I have been aware of Yayoi (pronounced Ya-Yoy) Kusama’s work ever since doing research for one of my books, titled “PANTONE: the 20th Century in Color.” Her ebulliently colored work burst on the art scene in the U.S in the late 50’s and 60’s and her work has since been featured at many museums internationally including the Tate, MOMA, the Hirshhorn at the Smithsonian, the Art Institute of Chicago as well as in the Netherlands, Belgium, Germany, South Korea and Japan.
I was delighted to see that her work was coming to the Seattle Art Museum this summer. I attended the show with two of my associates, Melissa Bolt and Amy Anderson, and we were all fascinated by what we saw. It is not easy to describe the exhibition as it is so unique and beyond colorful!
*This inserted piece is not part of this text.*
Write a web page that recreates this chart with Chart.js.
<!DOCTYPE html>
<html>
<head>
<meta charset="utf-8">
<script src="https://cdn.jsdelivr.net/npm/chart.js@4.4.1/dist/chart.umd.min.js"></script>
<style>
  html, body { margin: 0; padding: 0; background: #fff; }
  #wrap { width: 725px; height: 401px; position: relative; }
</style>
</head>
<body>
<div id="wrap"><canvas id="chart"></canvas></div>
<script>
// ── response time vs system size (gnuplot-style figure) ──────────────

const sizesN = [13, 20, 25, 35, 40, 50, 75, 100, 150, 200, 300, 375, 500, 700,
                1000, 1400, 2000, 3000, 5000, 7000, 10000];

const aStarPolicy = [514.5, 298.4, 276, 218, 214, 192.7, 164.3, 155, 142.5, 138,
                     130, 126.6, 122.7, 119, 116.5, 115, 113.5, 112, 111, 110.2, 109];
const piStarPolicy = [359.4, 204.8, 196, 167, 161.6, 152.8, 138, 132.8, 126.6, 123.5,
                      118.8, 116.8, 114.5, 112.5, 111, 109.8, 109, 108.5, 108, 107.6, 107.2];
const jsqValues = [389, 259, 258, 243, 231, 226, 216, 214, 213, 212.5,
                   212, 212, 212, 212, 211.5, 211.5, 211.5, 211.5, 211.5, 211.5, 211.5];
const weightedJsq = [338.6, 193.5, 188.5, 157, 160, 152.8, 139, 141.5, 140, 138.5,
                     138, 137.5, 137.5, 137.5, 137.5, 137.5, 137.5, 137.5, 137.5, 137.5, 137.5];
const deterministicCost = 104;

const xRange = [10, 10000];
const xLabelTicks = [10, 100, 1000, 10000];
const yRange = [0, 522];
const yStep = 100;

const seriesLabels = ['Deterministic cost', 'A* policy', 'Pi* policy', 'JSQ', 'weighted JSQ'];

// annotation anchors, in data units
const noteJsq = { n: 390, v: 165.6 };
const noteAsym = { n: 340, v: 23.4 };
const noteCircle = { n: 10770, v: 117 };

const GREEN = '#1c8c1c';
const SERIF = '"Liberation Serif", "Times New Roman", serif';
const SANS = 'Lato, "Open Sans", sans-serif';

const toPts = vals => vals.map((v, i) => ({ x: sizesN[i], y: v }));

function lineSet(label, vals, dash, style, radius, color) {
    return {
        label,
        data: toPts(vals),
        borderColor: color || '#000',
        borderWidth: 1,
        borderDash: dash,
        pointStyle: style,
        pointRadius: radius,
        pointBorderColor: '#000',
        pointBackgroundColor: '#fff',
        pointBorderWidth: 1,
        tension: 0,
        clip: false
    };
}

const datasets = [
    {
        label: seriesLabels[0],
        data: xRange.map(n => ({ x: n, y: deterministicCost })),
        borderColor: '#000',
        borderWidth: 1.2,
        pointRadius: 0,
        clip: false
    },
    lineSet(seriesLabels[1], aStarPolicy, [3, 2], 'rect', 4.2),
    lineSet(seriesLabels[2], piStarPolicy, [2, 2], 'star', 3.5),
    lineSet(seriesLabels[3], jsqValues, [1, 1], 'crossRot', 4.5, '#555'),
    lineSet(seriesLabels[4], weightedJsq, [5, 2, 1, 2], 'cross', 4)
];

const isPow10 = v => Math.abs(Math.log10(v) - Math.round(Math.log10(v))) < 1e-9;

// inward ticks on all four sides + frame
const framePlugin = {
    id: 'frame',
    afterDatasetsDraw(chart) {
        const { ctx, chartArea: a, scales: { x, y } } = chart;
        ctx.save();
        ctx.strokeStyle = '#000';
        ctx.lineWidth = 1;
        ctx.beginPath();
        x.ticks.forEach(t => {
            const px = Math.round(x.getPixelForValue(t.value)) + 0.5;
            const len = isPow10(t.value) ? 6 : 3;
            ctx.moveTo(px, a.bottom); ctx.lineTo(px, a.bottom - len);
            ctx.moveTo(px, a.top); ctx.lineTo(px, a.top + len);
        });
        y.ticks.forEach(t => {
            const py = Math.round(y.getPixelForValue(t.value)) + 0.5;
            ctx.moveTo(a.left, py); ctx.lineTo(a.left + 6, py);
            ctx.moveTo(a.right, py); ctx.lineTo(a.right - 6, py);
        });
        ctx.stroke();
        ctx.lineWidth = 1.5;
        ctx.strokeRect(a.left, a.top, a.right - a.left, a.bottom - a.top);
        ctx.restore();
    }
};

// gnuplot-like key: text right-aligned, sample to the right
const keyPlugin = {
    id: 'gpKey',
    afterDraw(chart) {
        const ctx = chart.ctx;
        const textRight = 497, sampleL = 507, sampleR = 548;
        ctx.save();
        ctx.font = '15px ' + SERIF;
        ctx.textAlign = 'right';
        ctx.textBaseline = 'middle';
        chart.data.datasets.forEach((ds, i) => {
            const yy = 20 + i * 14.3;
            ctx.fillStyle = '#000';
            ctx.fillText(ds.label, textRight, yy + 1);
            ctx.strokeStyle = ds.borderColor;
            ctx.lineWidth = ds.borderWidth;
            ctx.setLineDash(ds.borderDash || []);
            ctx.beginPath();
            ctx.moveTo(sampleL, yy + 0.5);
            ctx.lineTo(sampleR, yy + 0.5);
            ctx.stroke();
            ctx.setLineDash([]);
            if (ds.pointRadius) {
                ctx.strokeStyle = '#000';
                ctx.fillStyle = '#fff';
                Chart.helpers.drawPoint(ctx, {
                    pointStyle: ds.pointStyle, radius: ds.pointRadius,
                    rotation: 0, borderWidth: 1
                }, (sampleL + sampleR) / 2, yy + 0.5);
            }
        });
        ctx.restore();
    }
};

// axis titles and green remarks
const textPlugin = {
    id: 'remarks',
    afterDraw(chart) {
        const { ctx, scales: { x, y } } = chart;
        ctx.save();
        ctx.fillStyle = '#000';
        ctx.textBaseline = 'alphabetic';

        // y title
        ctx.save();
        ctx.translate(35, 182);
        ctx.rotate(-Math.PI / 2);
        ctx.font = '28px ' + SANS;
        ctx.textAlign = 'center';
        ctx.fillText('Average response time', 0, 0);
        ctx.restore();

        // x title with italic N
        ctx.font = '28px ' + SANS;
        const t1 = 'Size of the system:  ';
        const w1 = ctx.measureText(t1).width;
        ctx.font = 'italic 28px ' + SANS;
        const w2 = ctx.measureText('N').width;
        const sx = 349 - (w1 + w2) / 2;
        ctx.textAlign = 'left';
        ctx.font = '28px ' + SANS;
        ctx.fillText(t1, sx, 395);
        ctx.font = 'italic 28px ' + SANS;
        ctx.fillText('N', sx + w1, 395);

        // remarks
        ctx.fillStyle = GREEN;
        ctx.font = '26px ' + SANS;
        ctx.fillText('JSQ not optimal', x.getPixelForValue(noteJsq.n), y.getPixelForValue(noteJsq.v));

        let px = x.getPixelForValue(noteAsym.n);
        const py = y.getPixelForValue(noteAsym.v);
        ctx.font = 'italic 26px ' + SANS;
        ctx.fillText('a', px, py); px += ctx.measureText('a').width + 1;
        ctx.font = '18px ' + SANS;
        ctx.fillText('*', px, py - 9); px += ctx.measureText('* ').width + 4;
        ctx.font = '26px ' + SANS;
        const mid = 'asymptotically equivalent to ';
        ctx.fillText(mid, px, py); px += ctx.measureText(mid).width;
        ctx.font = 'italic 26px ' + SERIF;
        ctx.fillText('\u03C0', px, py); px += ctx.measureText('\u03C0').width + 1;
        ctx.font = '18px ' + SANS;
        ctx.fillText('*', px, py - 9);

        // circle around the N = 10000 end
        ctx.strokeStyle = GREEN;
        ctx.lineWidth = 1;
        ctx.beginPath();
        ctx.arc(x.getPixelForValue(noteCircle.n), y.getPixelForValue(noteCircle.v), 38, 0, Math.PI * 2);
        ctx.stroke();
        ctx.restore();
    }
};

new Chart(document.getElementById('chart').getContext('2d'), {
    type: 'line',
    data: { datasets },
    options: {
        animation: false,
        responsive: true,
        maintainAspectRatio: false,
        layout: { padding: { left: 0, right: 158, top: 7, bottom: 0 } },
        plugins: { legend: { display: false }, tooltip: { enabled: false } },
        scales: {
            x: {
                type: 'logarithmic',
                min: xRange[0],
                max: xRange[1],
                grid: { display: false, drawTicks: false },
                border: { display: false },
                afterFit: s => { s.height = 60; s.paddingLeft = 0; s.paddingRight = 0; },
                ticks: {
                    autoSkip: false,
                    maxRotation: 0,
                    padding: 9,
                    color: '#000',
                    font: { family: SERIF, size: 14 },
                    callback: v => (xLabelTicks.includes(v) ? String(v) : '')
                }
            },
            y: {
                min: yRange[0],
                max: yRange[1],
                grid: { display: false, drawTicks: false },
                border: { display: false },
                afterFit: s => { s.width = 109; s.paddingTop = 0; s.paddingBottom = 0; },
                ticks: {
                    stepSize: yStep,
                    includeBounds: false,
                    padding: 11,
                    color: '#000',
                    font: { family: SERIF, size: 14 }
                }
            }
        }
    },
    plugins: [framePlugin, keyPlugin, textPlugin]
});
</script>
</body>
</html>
There are six rooms that are part of the exhibition called Infinity Mirrors. There are several installations that reflect light and color in a dazzling kaleidoscopic array, while another space shows her stuffed fabric tubers. One of Yayoi’s most iconic shapes is the polka dot and there are two rooms featuring the dots.
Visitors are provided with colorful dot stickers to affix to any of the surfaces in the Obliteration Room—certainly an interactive and playful installation.
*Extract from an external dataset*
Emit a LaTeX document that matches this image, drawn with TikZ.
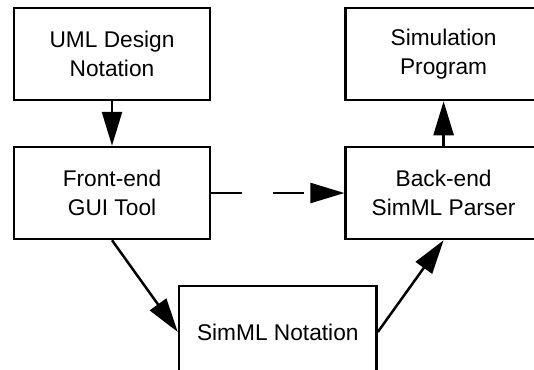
\documentclass[tikz,border=0pt]{standalone}
\usepackage{fontspec}
\setmainfont{Liberation Sans}
\usetikzlibrary{arrows.meta}

\tikzset{
  block/.style={draw, line width=2.5pt, minimum width=196pt, minimum height=92pt,
    align=center, font=\fontsize{22.7}{28.5}\selectfont},
  flow/.style={line width=2.5pt, -{Triangle[length=34pt,width=20pt]}},
}

\begin{document}
\begin{tikzpicture}[x=1pt,y=-1pt]
    \clip (0,0) rectangle (534,369);
    \node[block] (uml) at (112,54) {UML Design\\Notation};
    \node[block] (front) at (112,193) {Front-end\\GUI Tool};
    \node[block] (sim) at (443.6,54) {Simulation\\Program};
    \node[block] (back) at (443.6,193) {Back-end\\SimML Parser};
    \node[block, minimum width=197.5pt] (simml) at (277.8,332) {SimML Notation};
    \draw[flow] (uml) -- (front);
    \draw[flow] (back) -- (sim);
    \draw[flow, dash pattern=on 31pt off 31pt] (front) -- (back);
    \draw[flow] (front.south) -- (simml.west);
    \draw[flow] (simml.east) -- (back.south);
\end{tikzpicture}
\end{document}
In addition to polka dots, Yayoi is fixated on pumpkins. The SAM gallery guide explains the attraction as a “frequent motif in her work, recalling fairytales and fantasies.” In her autobiography titled “Infinity Net” she explains why they were an important theme in her art., describing the first time she ever saw a pumpkin when on a trip with her grandfather to seed harvesting grounds.
“Here and there along a path between fields of zinnias, periwinkle and nasturtiums I caught glimpses of the yellow flowers and the fruit of pumpkin vines.” She further explains that when she stopped for a closer look she saw a pumpkin the size of a man’s head. She says: “I parted the row of zinnias and reached in to pluck the pumpkin from its vine. It immediately began speaking to me in a most animated manner. It was still moist with dew, indescribably appealing and tender to the touch.”
I learned through her book that believing the pumpkins spoke to her was not an unusual occurrence. If you want to learn more about this very complex, controversial and talented artist, read her autobiography. Better yet, try to immerse yourself in one of her traveling exhibitions—it’s worth the wait!
At the end of the exhibit, we enjoyed a video interview with the artist in which she seeks to explain her purpose and her art.
The exhibit runs through Sept. 10. Tickets are sold out online but a limited number of timed tickets will be available on site at the museum for same-day entry on a first-come, first-served basis.
You’re still looking “wonderful darling”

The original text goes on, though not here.